## RAW DATA
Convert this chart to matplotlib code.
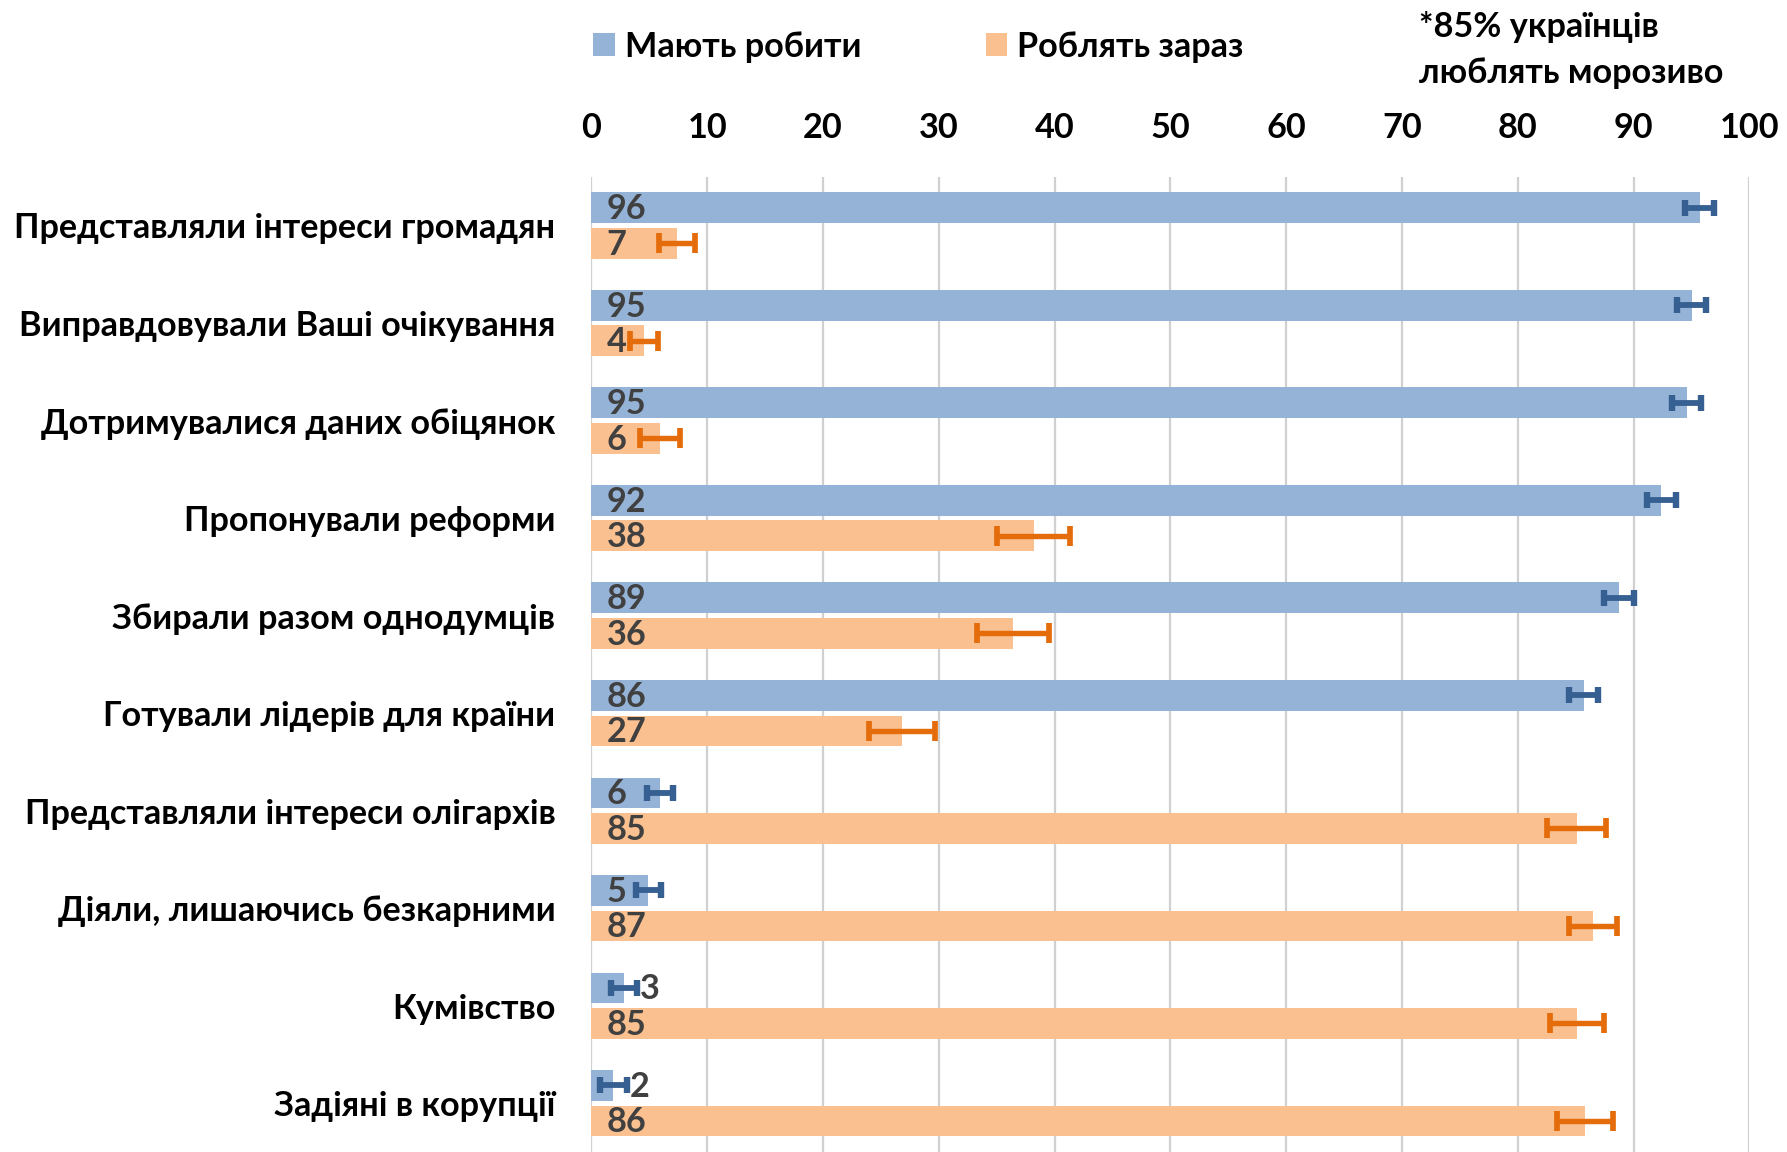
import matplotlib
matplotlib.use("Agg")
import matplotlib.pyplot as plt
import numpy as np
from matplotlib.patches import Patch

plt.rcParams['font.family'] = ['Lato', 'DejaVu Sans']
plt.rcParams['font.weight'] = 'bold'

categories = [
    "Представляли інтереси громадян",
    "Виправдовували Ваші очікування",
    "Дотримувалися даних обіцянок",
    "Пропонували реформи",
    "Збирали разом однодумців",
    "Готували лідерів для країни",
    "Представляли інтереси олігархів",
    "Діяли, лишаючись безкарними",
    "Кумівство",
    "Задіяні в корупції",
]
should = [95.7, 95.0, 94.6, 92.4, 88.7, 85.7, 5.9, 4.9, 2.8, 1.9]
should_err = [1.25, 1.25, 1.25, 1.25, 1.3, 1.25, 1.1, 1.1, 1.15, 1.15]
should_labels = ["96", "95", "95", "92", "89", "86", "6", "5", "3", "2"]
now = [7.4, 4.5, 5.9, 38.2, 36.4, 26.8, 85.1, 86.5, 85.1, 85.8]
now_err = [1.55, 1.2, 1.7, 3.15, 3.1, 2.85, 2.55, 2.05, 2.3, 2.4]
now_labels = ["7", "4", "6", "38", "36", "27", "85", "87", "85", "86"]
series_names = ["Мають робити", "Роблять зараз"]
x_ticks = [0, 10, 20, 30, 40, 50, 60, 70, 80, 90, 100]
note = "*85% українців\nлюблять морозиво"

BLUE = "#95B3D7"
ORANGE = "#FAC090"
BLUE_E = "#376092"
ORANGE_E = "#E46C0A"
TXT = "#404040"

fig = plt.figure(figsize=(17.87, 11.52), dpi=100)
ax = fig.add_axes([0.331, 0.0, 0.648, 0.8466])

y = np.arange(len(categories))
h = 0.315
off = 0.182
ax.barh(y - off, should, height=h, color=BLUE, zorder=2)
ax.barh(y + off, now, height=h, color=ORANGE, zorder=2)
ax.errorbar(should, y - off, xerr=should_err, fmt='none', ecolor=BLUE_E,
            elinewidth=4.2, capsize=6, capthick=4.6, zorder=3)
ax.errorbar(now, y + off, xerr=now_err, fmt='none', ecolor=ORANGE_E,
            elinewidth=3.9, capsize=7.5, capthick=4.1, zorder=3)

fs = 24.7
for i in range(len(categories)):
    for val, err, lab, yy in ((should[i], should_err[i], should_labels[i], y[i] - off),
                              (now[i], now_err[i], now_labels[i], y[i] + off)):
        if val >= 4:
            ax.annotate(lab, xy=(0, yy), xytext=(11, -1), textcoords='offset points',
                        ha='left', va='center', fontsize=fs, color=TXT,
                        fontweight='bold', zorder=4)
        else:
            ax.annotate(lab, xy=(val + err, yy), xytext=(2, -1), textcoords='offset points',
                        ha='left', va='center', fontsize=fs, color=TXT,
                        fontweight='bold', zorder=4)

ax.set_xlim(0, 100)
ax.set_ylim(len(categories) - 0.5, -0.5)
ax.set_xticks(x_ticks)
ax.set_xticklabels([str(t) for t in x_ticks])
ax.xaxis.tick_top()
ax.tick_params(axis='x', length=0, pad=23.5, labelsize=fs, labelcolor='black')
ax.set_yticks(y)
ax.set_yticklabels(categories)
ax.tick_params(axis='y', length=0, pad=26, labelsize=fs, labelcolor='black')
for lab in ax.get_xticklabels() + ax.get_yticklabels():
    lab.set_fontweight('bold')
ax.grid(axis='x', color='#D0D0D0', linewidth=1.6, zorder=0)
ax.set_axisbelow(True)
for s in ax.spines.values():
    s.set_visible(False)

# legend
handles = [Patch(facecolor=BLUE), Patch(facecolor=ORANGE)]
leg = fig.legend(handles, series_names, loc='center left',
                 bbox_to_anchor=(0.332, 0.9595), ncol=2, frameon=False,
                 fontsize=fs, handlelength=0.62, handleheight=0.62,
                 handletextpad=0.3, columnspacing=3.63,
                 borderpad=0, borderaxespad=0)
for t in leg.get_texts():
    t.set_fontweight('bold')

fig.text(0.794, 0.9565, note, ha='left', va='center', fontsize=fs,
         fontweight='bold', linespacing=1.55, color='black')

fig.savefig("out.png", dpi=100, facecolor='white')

## THE TASK
Copy nothing but the lines from the first one in the listing through the line with "plt.rcParams['font.weight'] = 'bold'", and omit the pictures.

## WORKED ANSWER
Convert this chart to matplotlib code.
import matplotlib
matplotlib.use("Agg")
import matplotlib.pyplot as plt
import numpy as np
from matplotlib.patches import Patch

plt.rcParams['font.family'] = ['Lato', 'DejaVu Sans']
plt.rcParams['font.weight'] = 'bold'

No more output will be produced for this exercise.